The following uses groupby and apply and seems to work okay:
x = pd.DataFrame({ 'label': ['a','a','b','b'],
'column1': [1,2,6,4] })
y = x.groupby('label').apply(
lambda g: g.assign(column2 = np.asarray(g.column1[::-1])))
y = y.reset_index(drop=True) # optional: drop weird index
print(y)
you can try the code block below:
#create the Dataframe
df = pd.DataFrame({'label':['a','a','b','b'],
'column1':[1,2,6,4]})
#Group by label
a = df.groupby('label').first().reset_index()
b = df.groupby('label').last().reset_index()

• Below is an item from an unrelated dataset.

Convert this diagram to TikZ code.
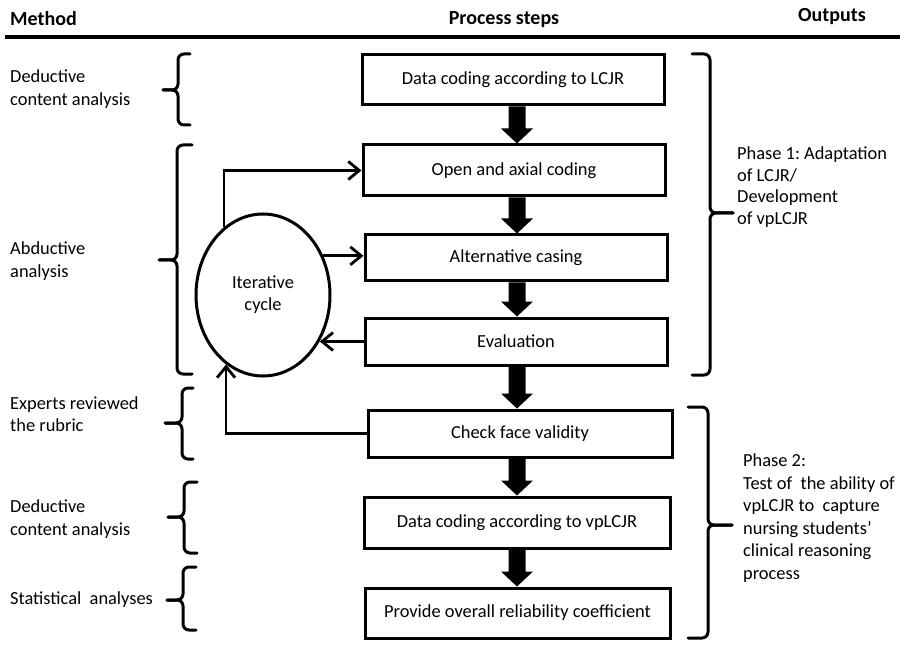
\documentclass[tikz,border=0pt]{standalone}
\usepackage{fontspec}
\setmainfont{Carlito}
\usetikzlibrary{arrows.meta,shapes.geometric,calc}
\frenchspacing

% curly brace: ends x, spine x, tip x, top y, middle y, bottom y
\newcommand\curly[6]{%
  \draw[brc] (#3,#5) -- (#2,#5) -- (#2,#4) -- (#1,#4);
  \draw[brc] (#3,#5) -- (#2,#5) -- (#2,#6) -- (#1,#6);}

% thick block arrow between two stacked boxes
\newcommand\blockarrow[2]{%
  \path (#1.south -| ax) coordinate (s) (#2.north -| ax) coordinate (e);
  \fill ($(s)+(-8.5,0)$) -- ($(s)+(8.5,0)$) -- ($(e)+(8.5,-15)$) -- ($(e)+(16,-15)$)
     -- (e) -- ($(e)+(-16,-15)$) -- ($(e)+(-8.5,-15)$) -- cycle;}

\begin{document}
\begin{tikzpicture}[x=1pt,y=-1pt,
  txt/.style={font=\fontsize{18.4}{22.5}\selectfont, inner sep=0pt, align=left},
  hdr/.style={font=\fontsize{20}{24}\selectfont\bfseries, inner sep=0pt},
  stepbox/.style={draw, line width=3pt, minimum width=302pt, minimum height=49pt,
    inner sep=0pt, font=\fontsize{18.4}{22}\selectfont},
  cyc/.style={draw, ellipse, line width=3pt, minimum width=134pt, minimum height=162pt,
    inner sep=0pt, align=center, font=\fontsize{18.4}{22}\selectfont},
  conn/.style={line width=2.8pt, -{Straight Barb[length=11pt,width=18pt]}},
  brc/.style={line width=3pt, rounded corners=6pt, line cap=round},
]
\useasboundingbox (0,0) rectangle (900,647);

% column headings
\node[hdr, anchor=west] (hm) at (10,19) {Method};
\node[hdr] (hp) at (504,20) {Process steps};
\node[hdr] (ho) at (832,17) {Outputs};
\fill (5,35) rectangle (900,39);

% process steps
\coordinate (ax) at (517,0);
\node[stepbox, minimum height=50pt] (b1) at (513,80) {Data coding according to LCJR};
\node[stepbox, minimum height=51pt] (b2) at (514,170.5) {Open and axial coding};
\node[stepbox, minimum height=46pt] (b3) at (516,258) {Alternative casing};
\node[stepbox, minimum height=47pt] (b4) at (516,341.5) {Evaluation};
\node[stepbox, minimum height=47pt, minimum width=304pt] (b5) at (520,433.5) {Check face validity};
\node[stepbox, minimum height=51pt, minimum width=306pt] (b6) at (517,522.5) {Data coding according to vpLCJR};
\node[stepbox, minimum height=50pt, minimum width=305pt] (b7) at (517.5,613) {Provide overall reliability coefficient};

\blockarrow{b1}{b2}
\blockarrow{b2}{b3}
\blockarrow{b3}{b4}
\blockarrow{b4}{b5}
\blockarrow{b5}{b6}
\blockarrow{b6}{b7}

% iterative cycle and its links
\node[cyc] (ell) at (263,295) {Iterative\\cycle};
\draw[conn] (ell.120) |- (b2.west);
\draw[conn] (ell.33) -- (ell.33 -| b3.west);
\draw[conn] (b4.west) -- (b4.west -| ell.321);
\draw[conn] (b5.west) -| (ell.242);

% methods
\node[txt, anchor=west] (m1) at (10,89) {Deductive\\content analysis};
\node[txt, anchor=west] (m2) at (10,261) {Abductive\\analysis};
\node[txt, anchor=west] (m3) at (10,414) {Experts reviewed\\the rubric};
\node[txt, anchor=west] (m4) at (10,519) {Deductive\\content analysis};
\node[txt, anchor=west] (m5) at (10,600) {Statistical\ \ analyses};

\curly{190}{178}{163}{54}{90}{125}
\curly{192}{177}{159}{145}{260}{374}
\curly{193}{182}{165}{388}{423}{459}
\curly{197}{184}{168}{482}{517}{553}
\curly{196}{183}{167}{567}{600}{630}

% outputs
\curly{692}{710}{733}{54}{213}{375}
\curly{688}{708}{732}{407}{525}{638}
\node[txt, anchor=west, font=\fontsize{18.4}{21.5}\selectfont] (o1) at (737,187) {Phase 1: Adaptation\\of LCJR/\\Development\\of vpLCJR};
\node[txt, anchor=west] (o2) at (743,518) {Phase 2:\\Test of\ \ the ability of\\vpLCJR to\ \ capture\\nursing students’\\clinical reasoning\\process};
\end{tikzpicture}
\end{document}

#Concat those groups to create columns2
df2 = (pd.concat([b,a])
.sort_values(by='label')
.rename(columns={'column1':'column2'})
.reset_index()
.drop('index',axis=1))
#Merge with the original Dataframe
df = df.merge(df2,left_index=True,right_index=True,on='label')[['label','column1','column2']]
Hope this helps
Assuming their are only pairs of labels, you could use the following as well:
# Create dataframe
df = pd.DataFrame(data = {'label' :['a', 'a', 'b', 'b'],
'column1' :[1,2, 6,4]})
# iterate over dataframe, identify matching label and opposite value
for index, row in df.iterrows():
newvalue = int(df[(df.label == row.label) & (df.column1 != row.column1)].column1.values[0])
# set value to new column
df.set_value(index, 'column2', newvalue)
df.head()
You can use groupby with apply where create new Series with back order:
df['column2'] = df.groupby('label')["column1"] \
.apply(lambda x: pd.Series(x[::-1].values)).reset_index(drop=True)
print (df)
column1 label column2
0 1 a 2
1 2 a 1
2 6 b 4
3 4 b 6